The BBC is a hybrid in a world of hybrids. It retains some ‘public service’ obligations, and for many listeners and viewers is still the ‘national broadcaster’, but it’s not obvious that it will be able to sustain this role. An Ofcom survey in 2018 showed that 16 to 34-year-olds were ‘consuming’ less than half as much BBC ‘output’ as the national average and in 2019 the number of people in the UK watching Netflix overtook those on iPlayer. The majority of people under thirty are more likely to watch programmes on phones or laptops and never listen to BBC radio at all. On the other hand, in 2020 91 per cent of UK households accessed some BBC services every week, as viewing numbers surged during lockdown.
Perhaps the licence fee, a regressive flat tax tied to an outdated model of a household, should now be regarded simply as ‘venture capital for creative production’, as a 2005 report called it. Its appropriateness as a way of funding a multimedia empire is obviously open to question, even among those who support the idea of public service broadcasting, though it is difficult to see an alternative funding model that would sustain the distinctive character of the BBC. But of course there are many who have no desire to see that character sustained, and once again the undertakers are polishing the brass on their coffins. Nadine Dorries’s recent proposal for the privatisation of Channel 4 is an ominous sign of the way the political wind is blowing.

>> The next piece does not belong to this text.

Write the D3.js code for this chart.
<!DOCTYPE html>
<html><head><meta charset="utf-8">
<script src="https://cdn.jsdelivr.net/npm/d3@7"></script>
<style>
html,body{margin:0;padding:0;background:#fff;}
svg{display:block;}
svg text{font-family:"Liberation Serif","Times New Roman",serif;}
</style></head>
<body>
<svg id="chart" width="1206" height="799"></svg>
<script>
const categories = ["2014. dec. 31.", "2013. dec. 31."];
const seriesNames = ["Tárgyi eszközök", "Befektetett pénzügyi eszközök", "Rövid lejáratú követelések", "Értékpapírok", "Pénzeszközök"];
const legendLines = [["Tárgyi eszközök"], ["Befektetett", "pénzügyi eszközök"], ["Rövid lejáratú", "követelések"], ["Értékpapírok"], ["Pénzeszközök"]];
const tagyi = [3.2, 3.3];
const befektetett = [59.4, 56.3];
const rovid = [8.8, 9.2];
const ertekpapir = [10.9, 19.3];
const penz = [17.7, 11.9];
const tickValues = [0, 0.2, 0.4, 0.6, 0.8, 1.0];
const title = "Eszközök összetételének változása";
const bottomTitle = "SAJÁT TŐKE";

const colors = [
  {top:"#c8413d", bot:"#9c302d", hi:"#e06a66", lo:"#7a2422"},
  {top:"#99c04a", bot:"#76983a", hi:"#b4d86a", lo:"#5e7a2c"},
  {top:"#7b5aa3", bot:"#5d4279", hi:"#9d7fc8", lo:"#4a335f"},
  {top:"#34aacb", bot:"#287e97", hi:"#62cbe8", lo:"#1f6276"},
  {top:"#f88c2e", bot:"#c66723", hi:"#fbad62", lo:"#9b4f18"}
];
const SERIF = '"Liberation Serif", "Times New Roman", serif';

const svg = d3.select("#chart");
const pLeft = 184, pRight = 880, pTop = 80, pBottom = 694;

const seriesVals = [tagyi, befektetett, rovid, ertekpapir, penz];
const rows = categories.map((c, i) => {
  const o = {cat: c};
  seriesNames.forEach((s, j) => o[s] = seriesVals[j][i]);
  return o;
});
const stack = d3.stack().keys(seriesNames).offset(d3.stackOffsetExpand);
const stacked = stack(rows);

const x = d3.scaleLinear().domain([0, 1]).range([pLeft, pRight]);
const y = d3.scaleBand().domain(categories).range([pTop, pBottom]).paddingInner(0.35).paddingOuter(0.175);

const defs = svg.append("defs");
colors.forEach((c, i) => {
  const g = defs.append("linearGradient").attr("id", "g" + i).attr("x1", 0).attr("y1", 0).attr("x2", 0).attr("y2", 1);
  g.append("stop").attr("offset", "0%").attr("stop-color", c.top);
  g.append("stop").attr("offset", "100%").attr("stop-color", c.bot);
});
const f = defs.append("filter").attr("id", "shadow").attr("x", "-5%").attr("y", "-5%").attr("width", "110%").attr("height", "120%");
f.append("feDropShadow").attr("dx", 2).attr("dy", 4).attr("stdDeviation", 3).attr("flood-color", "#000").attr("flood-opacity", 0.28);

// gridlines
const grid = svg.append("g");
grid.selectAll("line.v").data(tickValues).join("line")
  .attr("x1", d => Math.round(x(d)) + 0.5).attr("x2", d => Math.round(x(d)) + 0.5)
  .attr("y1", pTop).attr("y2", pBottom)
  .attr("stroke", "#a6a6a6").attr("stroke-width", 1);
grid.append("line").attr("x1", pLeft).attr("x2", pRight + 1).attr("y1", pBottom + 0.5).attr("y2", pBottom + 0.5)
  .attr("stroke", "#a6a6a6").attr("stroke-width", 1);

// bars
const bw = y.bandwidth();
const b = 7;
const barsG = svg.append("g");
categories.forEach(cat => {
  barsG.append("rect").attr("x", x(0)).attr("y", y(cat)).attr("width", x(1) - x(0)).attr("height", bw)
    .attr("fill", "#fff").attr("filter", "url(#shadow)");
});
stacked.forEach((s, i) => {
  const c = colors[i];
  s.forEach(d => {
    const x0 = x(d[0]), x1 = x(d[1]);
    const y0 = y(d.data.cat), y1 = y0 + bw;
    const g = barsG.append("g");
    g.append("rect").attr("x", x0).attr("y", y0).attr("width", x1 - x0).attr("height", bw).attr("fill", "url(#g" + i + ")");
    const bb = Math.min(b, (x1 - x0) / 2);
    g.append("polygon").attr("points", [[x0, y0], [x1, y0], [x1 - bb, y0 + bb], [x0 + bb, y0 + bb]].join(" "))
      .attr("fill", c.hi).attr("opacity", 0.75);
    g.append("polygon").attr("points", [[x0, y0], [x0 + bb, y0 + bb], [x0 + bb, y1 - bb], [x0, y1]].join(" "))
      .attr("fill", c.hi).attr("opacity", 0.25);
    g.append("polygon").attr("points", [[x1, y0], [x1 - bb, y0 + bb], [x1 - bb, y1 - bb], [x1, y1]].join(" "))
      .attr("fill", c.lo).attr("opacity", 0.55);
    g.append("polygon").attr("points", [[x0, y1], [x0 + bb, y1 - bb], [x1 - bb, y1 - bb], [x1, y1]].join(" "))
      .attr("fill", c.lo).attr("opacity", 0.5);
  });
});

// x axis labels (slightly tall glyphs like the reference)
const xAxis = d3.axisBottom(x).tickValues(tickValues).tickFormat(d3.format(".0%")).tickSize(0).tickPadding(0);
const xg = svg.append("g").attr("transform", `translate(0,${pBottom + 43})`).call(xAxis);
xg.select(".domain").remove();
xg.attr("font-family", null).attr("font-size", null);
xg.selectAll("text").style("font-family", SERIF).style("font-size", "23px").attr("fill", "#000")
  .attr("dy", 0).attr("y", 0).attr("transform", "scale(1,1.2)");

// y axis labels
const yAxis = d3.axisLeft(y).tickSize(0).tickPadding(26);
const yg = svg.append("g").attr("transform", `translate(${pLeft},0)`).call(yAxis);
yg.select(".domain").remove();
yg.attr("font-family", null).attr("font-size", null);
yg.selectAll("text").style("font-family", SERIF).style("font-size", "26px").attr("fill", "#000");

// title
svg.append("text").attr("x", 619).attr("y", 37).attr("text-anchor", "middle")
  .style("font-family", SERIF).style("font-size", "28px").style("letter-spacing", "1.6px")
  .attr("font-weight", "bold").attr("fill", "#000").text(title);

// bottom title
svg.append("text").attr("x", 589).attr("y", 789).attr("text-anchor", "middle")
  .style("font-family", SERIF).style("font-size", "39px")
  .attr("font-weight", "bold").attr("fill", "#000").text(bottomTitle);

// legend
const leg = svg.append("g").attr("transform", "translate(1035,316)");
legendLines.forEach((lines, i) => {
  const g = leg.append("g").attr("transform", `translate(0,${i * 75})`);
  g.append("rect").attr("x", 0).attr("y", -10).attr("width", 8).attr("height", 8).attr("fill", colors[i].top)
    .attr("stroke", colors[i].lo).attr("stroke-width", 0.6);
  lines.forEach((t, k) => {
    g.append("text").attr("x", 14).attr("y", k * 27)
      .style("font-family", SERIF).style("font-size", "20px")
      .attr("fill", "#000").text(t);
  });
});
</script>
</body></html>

Potter ends his study by declaring, not wrongly but a little earnestly: ‘Anyone who cares about what we read, watch, and listen to, on television, radio, or online, should think about what life would be like without the BBC, and about how the corporation might, in the future, find new and better ways to serve all our needs.’ Hendy ends his, fetchingly if a little sentimentally, with the diary entry of a retired nurse in the Second World War who had turned off her radio in protest against its unappealing programmes, but who then, when her set was broken for three weeks, declared herself ‘lost … as though a friend has gone from the house’. Hendy presents this snippet as ‘a simple reminder that we sometimes never know just how much we need or want something until it is gone’. Whether or not we think the BBC is now ‘crouching below/Extinction’s alp’, to adapt a phrase from Larkin’s ‘The Old Fools’, the poem’s bleak concluding line may be all the comfort we can give ourselves: ‘Well,/We shall find out.’